(WHAT TO DO) Quote all of the data that follows exactly as written, skipping the images.

(DATA RECORDS)

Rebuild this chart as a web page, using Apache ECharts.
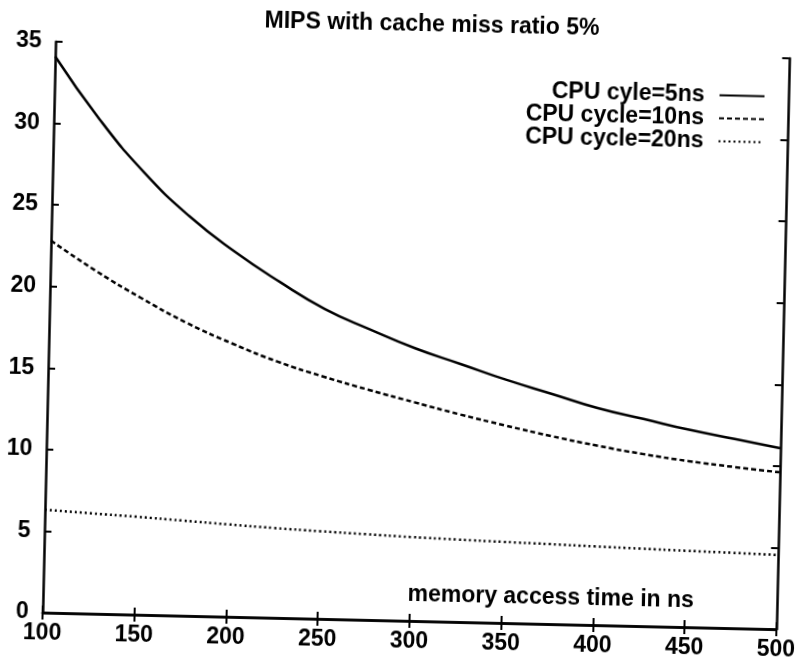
<!DOCTYPE html>
<html>
<head>
<meta charset="utf-8">
<script src="https://cdn.jsdelivr.net/npm/echarts@6/dist/echarts.min.js"></script>
<style>
  html, body { margin: 0; padding: 0; background: #fff; }
  /* the scanned original is tilted a little clockwise */
  #chart { width: 805px; height: 671px; transform: rotate(1.3deg); transform-origin: 419px 335px; }
</style>
</head>
<body>
<div id="chart"></div>
<script>
var memTimes = [100, 125, 150, 175, 200, 225, 250, 275, 300, 325, 350, 375, 400, 425, 450, 475, 500];
var cycle5 = [34.1, 30.3, 27.1, 24.5, 22.4, 20.6, 19.0, 17.8, 16.7, 15.8, 14.9, 14.1, 13.3, 12.7, 12.1, 11.6, 11.1];
var cycle10 = [22.8, 21.0, 19.4, 17.95, 16.75, 15.7, 14.85, 14.1, 13.4, 12.72, 12.1, 11.52, 11.0, 10.55, 10.18, 9.88, 9.62];
var cycle20 = [6.3, 6.15, 6.0, 5.83, 5.66, 5.5, 5.37, 5.25, 5.14, 5.05, 4.97, 4.9, 4.82, 4.75, 4.68, 4.62, 4.55];
var seriesNames = ['CPU cyle=5ns', 'CPU cycle=10ns', 'CPU cycle=20ns'];

function pairs(ys) {
  var out = [];
  for (var i = 0; i < memTimes.length; i++) {
    out.push([memTimes[i], ys[i]]);
  }
  return out;
}

var font = 'Liberation Sans';
var axisLine = { show: true, lineStyle: { color: '#000', width: 2.5 } };
var tick = { show: true, inside: true, length: 7, lineStyle: { color: '#000', width: 2 } };

var chart = echarts.init(document.getElementById('chart'));

var option = {
  animation: false,
  backgroundColor: 'transparent',
  title: {
    text: 'MIPS with cache miss ratio 5%',
    left: 420,
    top: 8,
    textAlign: 'center',
    textStyle: { fontFamily: font, fontSize: 23, fontWeight: 'bold', color: '#000' }
  },
  legend: {
    orient: 'vertical',
    right: 40,
    top: 72,
    align: 'right',
    itemWidth: 45,
    itemHeight: 12,
    itemGap: 0,
    data: seriesNames,
    itemStyle: { opacity: 0 },
    textStyle: { fontFamily: font, fontSize: 23, fontWeight: 'bold', color: '#000', lineHeight: 23, padding: [0, 10, 0, 0] }
  },
  grid: { left: 49, top: 50, right: 16, bottom: 50 },
  xAxis: [
    {
      type: 'value',
      min: 100, max: 500, interval: 50,
      position: 'bottom',
      axisLine: axisLine,
      axisTick: tick,
      splitLine: { show: false },
      axisLabel: { margin: 9, fontFamily: font, fontSize: 23, fontWeight: 'bold', color: '#000' },
      name: 'memory access time in ns',
      nameLocation: 'end',
      nameGap: -83,
      nameTextStyle: { fontFamily: font, fontSize: 23, fontWeight: 'bold', color: '#000', align: 'right', verticalAlign: 'bottom', padding: [0, 0, 15, 0] }
    },
    {
      type: 'value',
      min: 100, max: 500, interval: 50,
      position: 'top',
      axisLine: axisLine,
      axisTick: tick,
      axisLabel: { show: false },
      splitLine: { show: false }
    }
  ],
  yAxis: [
    {
      type: 'value',
      min: 0, max: 35, interval: 5,
      position: 'left',
      axisLine: axisLine,
      axisTick: tick,
      splitLine: { show: false },
      axisLabel: { margin: 14, fontFamily: font, fontSize: 23, fontWeight: 'bold', color: '#000' }
    },
    {
      type: 'value',
      min: 0, max: 35, interval: 5,
      position: 'right',
      axisLine: axisLine,
      axisTick: tick,
      axisLabel: { show: false },
      splitLine: { show: false }
    }
  ],
  series: [
    {
      name: seriesNames[0],
      type: 'line',
      smooth: true,
      symbol: 'none',
      data: pairs(cycle5),
      lineStyle: { color: '#000', width: 2.5, type: 'solid' },
      itemStyle: { color: '#000' }
    },
    {
      name: seriesNames[1],
      type: 'line',
      smooth: true,
      symbol: 'none',
      data: pairs(cycle10),
      lineStyle: { color: '#000', width: 2.5, type: [5, 3] },
      itemStyle: { color: '#000' }
    },
    {
      name: seriesNames[2],
      type: 'line',
      smooth: true,
      symbol: 'none',
      data: pairs(cycle20),
      lineStyle: { color: '#000', width: 2.5, type: [2, 3] },
      itemStyle: { color: '#000' }
    }
  ]
};

chart.setOption(option);
</script>
</body>
</html>
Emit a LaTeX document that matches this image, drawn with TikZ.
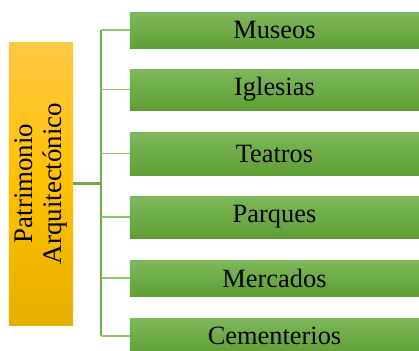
\documentclass[tikz,border=0pt]{standalone}
\usepackage{fontspec}
\setmainfont{Liberation Serif}
\usetikzlibrary{positioning}
\definecolor{verdesup}{HTML}{7EB85C}
\definecolor{verdeinf}{HTML}{5E9F34}
\definecolor{verdelinea}{HTML}{6FA94A}
\definecolor{verderama}{HTML}{8EC26C}
\definecolor{naranjasup}{HTML}{FFC845}
\definecolor{naranja}{HTML}{FFC000}
\definecolor{naranjainf}{HTML}{E6AF00}

\tikzset{
    caja/.style={minimum width=289bp, inner sep=0pt, top color=verdesup, bottom color=verdeinf,
        text=black, font=\fontsize{26.5}{28}\selectfont},
    raiz/.style={rotate=90, minimum width=283bp, minimum height=64bp, inner sep=0pt, align=center,
        top color=naranjasup, bottom color=naranjainf, middle color=naranja,
        text=black, font=\fontsize{27}{28.5}\selectfont},
    rama/.style={draw=verderama, line width=1.6bp},
    tronco/.style={draw=verdelinea, line width=2bp}
}

\begin{document}
\begin{tikzpicture}[x=1bp,y=-1bp]
    \useasboundingbox (0,0) rectangle (419,351);
    \node[raiz] (patrimonio) at (41,183.5) {Patrimonio\\Arquitectónico};
    \coordinate (bus) at (101,183.5);
    \node[caja, minimum height=36bp] (museos) at (274.5,30) {Museos};
    \node[caja, minimum height=41bp] (iglesias) at (274.5,89.5) {Iglesias};
    \node[caja, minimum height=43bp] (teatros) at (274.5,153.5) {Teatros};
    \node[caja, minimum height=42bp] (parques) at (274.5,217) {Parques};
    \node[caja, minimum height=36bp] (mercados) at (274.5,278) {Mercados};
    \node[caja, minimum height=36bp] (cementerios) at (274.5,336) {Cementerios};
    \draw[tronco] (museos.west -| bus) -- (cementerios.west -| bus);
    \draw[tronco, line width=3bp] (patrimonio.south) -- (bus);
    \foreach \n in {museos,iglesias,teatros,parques,mercados,cementerios}
        \draw[rama] (\n.west -| bus) -- (\n.west);
\end{tikzpicture}
\end{document}
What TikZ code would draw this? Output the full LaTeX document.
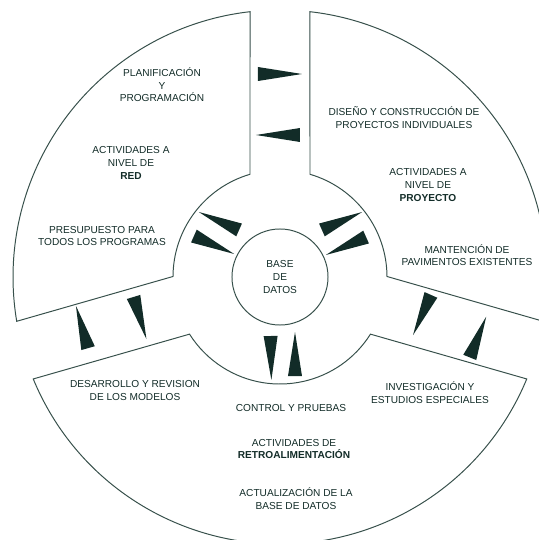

(WRITTEN RESPONSE)
Rebuild this chart as a web page, using Apache ECharts.
<!DOCTYPE html>
<html>
<head>
<meta charset="utf-8">
<script src="https://cdn.jsdelivr.net/npm/echarts@6/dist/echarts.min.js"></script>
<style>
  html, body { margin: 0; padding: 0; background: #fff; }
  /* the scanned original is tilted a little clockwise */
  #chart { width: 805px; height: 671px; transform: rotate(1.3deg); transform-origin: 419px 335px; }
</style>
</head>
<body>
<div id="chart"></div>
<script>
var memTimes = [100, 125, 150, 175, 200, 225, 250, 275, 300, 325, 350, 375, 400, 425, 450, 475, 500];
var cycle5 = [34.1, 30.3, 27.1, 24.5, 22.4, 20.6, 19.0, 17.8, 16.7, 15.8, 14.9, 14.1, 13.3, 12.7, 12.1, 11.6, 11.1];
var cycle10 = [22.8, 21.0, 19.4, 17.95, 16.75, 15.7, 14.85, 14.1, 13.4, 12.72, 12.1, 11.52, 11.0, 10.55, 10.18, 9.88, 9.62];
var cycle20 = [6.3, 6.15, 6.0, 5.83, 5.66, 5.5, 5.37, 5.25, 5.14, 5.05, 4.97, 4.9, 4.82, 4.75, 4.68, 4.62, 4.55];
var seriesNames = ['CPU cyle=5ns', 'CPU cycle=10ns', 'CPU cycle=20ns'];

function pairs(ys) {
  var out = [];
  for (var i = 0; i < memTimes.length; i++) {
    out.push([memTimes[i], ys[i]]);
  }
  return out;
}

var font = 'Liberation Sans';
var axisLine = { show: true, lineStyle: { color: '#000', width: 2.5 } };
var tick = { show: true, inside: true, length: 7, lineStyle: { color: '#000', width: 2 } };

var chart = echarts.init(document.getElementById('chart'));

var option = {
  animation: false,
  backgroundColor: 'transparent',
  title: {
    text: 'MIPS with cache miss ratio 5%',
    left: 420,
    top: 8,
    textAlign: 'center',
    textStyle: { fontFamily: font, fontSize: 23, fontWeight: 'bold', color: '#000' }
  },
  legend: {
    orient: 'vertical',
    right: 40,
    top: 72,
    align: 'right',
    itemWidth: 45,
    itemHeight: 12,
    itemGap: 0,
    data: seriesNames,
    itemStyle: { opacity: 0 },
    textStyle: { fontFamily: font, fontSize: 23, fontWeight: 'bold', color: '#000', lineHeight: 23, padding: [0, 10, 0, 0] }
  },
  grid: { left: 49, top: 50, right: 16, bottom: 50 },
  xAxis: [
    {
      type: 'value',
      min: 100, max: 500, interval: 50,
      position: 'bottom',
      axisLine: axisLine,
      axisTick: tick,
      splitLine: { show: false },
      axisLabel: { margin: 9, fontFamily: font, fontSize: 23, fontWeight: 'bold', color: '#000' },
      name: 'memory access time in ns',
      nameLocation: 'end',
      nameGap: -83,
      nameTextStyle: { fontFamily: font, fontSize: 23, fontWeight: 'bold', color: '#000', align: 'right', verticalAlign: 'bottom', padding: [0, 0, 15, 0] }
    },
    {
      type: 'value',
      min: 100, max: 500, interval: 50,
      position: 'top',
      axisLine: axisLine,
      axisTick: tick,
      axisLabel: { show: false },
      splitLine: { show: false }
    }
  ],
  yAxis: [
    {
      type: 'value',
      min: 0, max: 35, interval: 5,
      position: 'left',
      axisLine: axisLine,
      axisTick: tick,
      splitLine: { show: false },
      axisLabel: { margin: 14, fontFamily: font, fontSize: 23, fontWeight: 'bold', color: '#000' }
    },
    {
      type: 'value',
      min: 0, max: 35, interval: 5,
      position: 'right',
      axisLine: axisLine,
      axisTick: tick,
      axisLabel: { show: false },
      splitLine: { show: false }
    }
  ],
  series: [
    {
      name: seriesNames[0],
      type: 'line',
      smooth: true,
      symbol: 'none',
      data: pairs(cycle5),
      lineStyle: { color: '#000', width: 2.5, type: 'solid' },
      itemStyle: { color: '#000' }
    },
    {
      name: seriesNames[1],
      type: 'line',
      smooth: true,
      symbol: 'none',
      data: pairs(cycle10),
      lineStyle: { color: '#000', width: 2.5, type: [5, 3] },
      itemStyle: { color: '#000' }
    },
    {
      name: seriesNames[2],
      type: 'line',
      smooth: true,
      symbol: 'none',
      data: pairs(cycle20),
      lineStyle: { color: '#000', width: 2.5, type: [2, 3] },
      itemStyle: { color: '#000' }
    }
  ]
};

chart.setOption(option);
</script>
</body>
</html>
Emit a LaTeX document that matches this image, drawn with TikZ.
\documentclass[tikz,border=0pt]{standalone}
\usepackage{fontspec}
\setmainfont{Liberation Serif}
\usetikzlibrary{positioning}
\definecolor{verdesup}{HTML}{7EB85C}
\definecolor{verdeinf}{HTML}{5E9F34}
\definecolor{verdelinea}{HTML}{6FA94A}
\definecolor{verderama}{HTML}{8EC26C}
\definecolor{naranjasup}{HTML}{FFC845}
\definecolor{naranja}{HTML}{FFC000}
\definecolor{naranjainf}{HTML}{E6AF00}

\tikzset{
    caja/.style={minimum width=289bp, inner sep=0pt, top color=verdesup, bottom color=verdeinf,
        text=black, font=\fontsize{26.5}{28}\selectfont},
    raiz/.style={rotate=90, minimum width=283bp, minimum height=64bp, inner sep=0pt, align=center,
        top color=naranjasup, bottom color=naranjainf, middle color=naranja,
        text=black, font=\fontsize{27}{28.5}\selectfont},
    rama/.style={draw=verderama, line width=1.6bp},
    tronco/.style={draw=verdelinea, line width=2bp}
}

\begin{document}
\begin{tikzpicture}[x=1bp,y=-1bp]
    \useasboundingbox (0,0) rectangle (419,351);
    \node[raiz] (patrimonio) at (41,183.5) {Patrimonio\\Arquitectónico};
    \coordinate (bus) at (101,183.5);
    \node[caja, minimum height=36bp] (museos) at (274.5,30) {Museos};
    \node[caja, minimum height=41bp] (iglesias) at (274.5,89.5) {Iglesias};
    \node[caja, minimum height=43bp] (teatros) at (274.5,153.5) {Teatros};
    \node[caja, minimum height=42bp] (parques) at (274.5,217) {Parques};
    \node[caja, minimum height=36bp] (mercados) at (274.5,278) {Mercados};
    \node[caja, minimum height=36bp] (cementerios) at (274.5,336) {Cementerios};
    \draw[tronco] (museos.west -| bus) -- (cementerios.west -| bus);
    \draw[tronco, line width=3bp] (patrimonio.south) -- (bus);
    \foreach \n in {museos,iglesias,teatros,parques,mercados,cementerios}
        \draw[rama] (\n.west -| bus) -- (\n.west);
\end{tikzpicture}
\end{document}
What TikZ code would draw this? Output the full LaTeX document.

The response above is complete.